Harold, the NFPA (54) is not wrong either is ANSI 223.1 Or the AGA National Fuel code when they specify chimney height off the roof.
What these code bodies do specify “chimney termination is based upon residential or low heat utilization’s and they shall extend at least 3 ft above the highest point where it passes through a roof of a building and at least 2 ft higher then any portion within a horizontal distance of 10 ft ” SEE National fuel code (NFPA 54) Article 7.5.2a
You also must take into consideration a “plumbing” vent pipe does not have the “draft diverter” of the gas counter parts to prevent spillage and the plumbing vent is working 24-7 unlike a gas/oil / coal / wood appliance that fires part time.

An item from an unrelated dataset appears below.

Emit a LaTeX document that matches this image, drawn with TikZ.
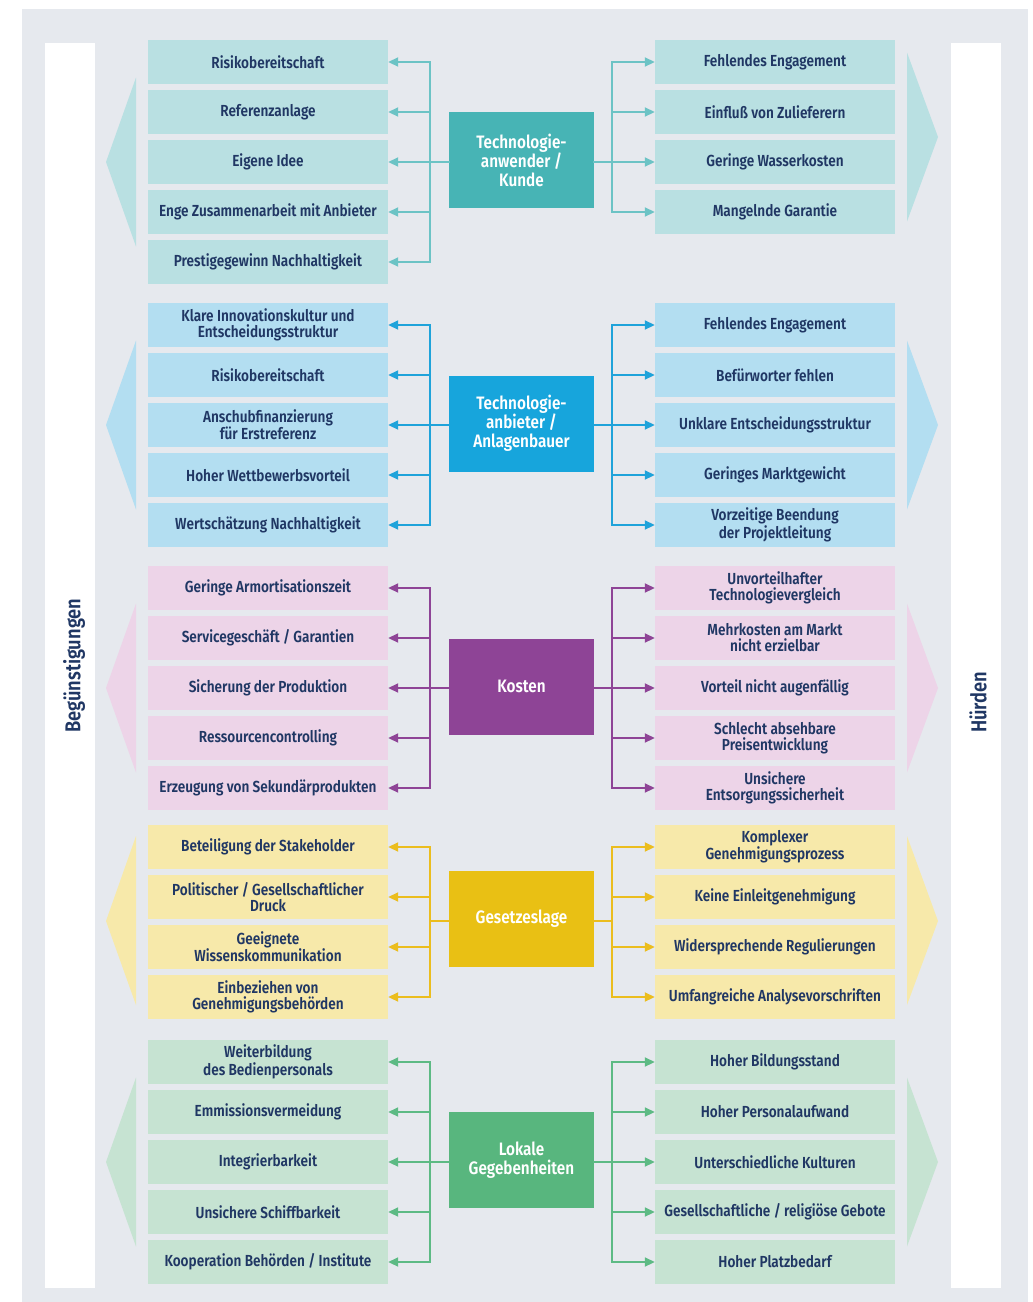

So the down draft condition is not as common as a much larger opening of a chimney/flue.
The plumbing vent is subjected to hoarfrost and negative pressures when a fixture is used.
When the waste water is flowing down a drain does cause a slight back pressure on the venting system (especially on undersized venting).

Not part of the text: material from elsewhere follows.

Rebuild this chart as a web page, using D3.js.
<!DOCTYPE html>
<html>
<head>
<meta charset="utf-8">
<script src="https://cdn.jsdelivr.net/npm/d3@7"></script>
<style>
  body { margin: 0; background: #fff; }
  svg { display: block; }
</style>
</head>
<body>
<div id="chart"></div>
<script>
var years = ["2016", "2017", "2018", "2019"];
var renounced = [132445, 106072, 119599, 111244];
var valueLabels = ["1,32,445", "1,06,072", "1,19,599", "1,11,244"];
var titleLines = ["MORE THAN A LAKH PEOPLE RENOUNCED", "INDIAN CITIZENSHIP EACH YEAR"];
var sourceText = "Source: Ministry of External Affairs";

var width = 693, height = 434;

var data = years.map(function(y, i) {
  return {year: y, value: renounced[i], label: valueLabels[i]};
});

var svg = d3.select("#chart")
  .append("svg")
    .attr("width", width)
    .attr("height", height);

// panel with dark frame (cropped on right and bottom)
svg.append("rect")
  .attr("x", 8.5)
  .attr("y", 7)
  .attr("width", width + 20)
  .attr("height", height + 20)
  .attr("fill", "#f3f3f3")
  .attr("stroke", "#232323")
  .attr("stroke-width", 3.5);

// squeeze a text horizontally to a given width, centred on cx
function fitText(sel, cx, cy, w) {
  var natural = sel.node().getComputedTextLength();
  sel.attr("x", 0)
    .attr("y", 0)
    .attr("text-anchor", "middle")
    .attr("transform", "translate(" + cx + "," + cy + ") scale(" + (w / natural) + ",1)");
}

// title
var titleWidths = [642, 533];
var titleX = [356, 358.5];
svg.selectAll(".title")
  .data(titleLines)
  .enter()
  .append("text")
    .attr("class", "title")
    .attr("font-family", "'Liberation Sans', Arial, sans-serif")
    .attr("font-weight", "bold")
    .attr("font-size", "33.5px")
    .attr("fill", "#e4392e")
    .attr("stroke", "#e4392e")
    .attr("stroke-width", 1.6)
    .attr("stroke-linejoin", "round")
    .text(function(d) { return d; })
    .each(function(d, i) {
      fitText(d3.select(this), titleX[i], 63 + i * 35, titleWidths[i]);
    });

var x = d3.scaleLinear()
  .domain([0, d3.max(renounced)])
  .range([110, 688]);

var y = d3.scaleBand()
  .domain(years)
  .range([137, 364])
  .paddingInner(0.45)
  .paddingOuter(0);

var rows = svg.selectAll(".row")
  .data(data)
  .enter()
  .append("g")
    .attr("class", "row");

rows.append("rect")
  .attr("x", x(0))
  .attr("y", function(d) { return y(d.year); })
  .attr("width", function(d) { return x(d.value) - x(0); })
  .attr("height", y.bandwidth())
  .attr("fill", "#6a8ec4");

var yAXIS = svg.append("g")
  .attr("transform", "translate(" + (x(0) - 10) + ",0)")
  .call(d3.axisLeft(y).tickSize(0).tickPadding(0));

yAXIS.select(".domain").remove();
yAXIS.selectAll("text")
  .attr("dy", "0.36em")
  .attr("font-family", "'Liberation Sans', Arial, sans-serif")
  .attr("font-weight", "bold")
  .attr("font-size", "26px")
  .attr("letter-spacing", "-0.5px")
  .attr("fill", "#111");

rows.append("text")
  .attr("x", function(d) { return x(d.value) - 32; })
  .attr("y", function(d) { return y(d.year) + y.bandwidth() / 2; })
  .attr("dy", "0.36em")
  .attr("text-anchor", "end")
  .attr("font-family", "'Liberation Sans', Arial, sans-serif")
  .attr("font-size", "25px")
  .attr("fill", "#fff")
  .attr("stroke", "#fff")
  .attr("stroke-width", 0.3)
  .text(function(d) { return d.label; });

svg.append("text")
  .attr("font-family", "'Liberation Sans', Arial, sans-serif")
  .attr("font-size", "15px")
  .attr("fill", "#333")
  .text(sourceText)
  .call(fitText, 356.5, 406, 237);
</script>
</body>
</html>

The plumbing vent system is designed to be able to function without any mechanical means or special draft hoods.
The cold in coming air is pulled into the Fresh Air inlet (FAI) located within 4 feet of the building trap and it sized at half the size of the building house drain Or 3″ which ever is larger and is it located 6″ above grade.
Then as this cold air picks up the warm sewer gases it causes a natural draft up to the roof terminals.
Knowing sewer gases can be carcinogenic and flammable is the reason the codes do specify the horizontal distance from any window or door or adjoining building AND that is why promenade roofs and roofs OTHER then weather protection only have these vent terminals extend a minimum of 7 feet and 2′ on weather protection roofs only.
Harold I am a federally certified low pressure boiler inspector (ASME and NBBI) and unfired pressure vessel inspector PLUS a member of the NFPA as I do have a Master fire suppression piping contractors license.
Granted I do not follow up as much as I would like on NFPA 54 as lately I have been studying NFPA 13 (sprinkler systems).
Lots of changes on designs and conflicts with other NFPA publications, like inspectors test station locations.
These is so much knowledge to learn out there and so little time.
Rather then discuss this on here your more then welcome to bring this topic up for discussion on the PIPDL list where we can get other professionals involved in a round table heated discussion.
Harold, as always a real pleasure reading your postings.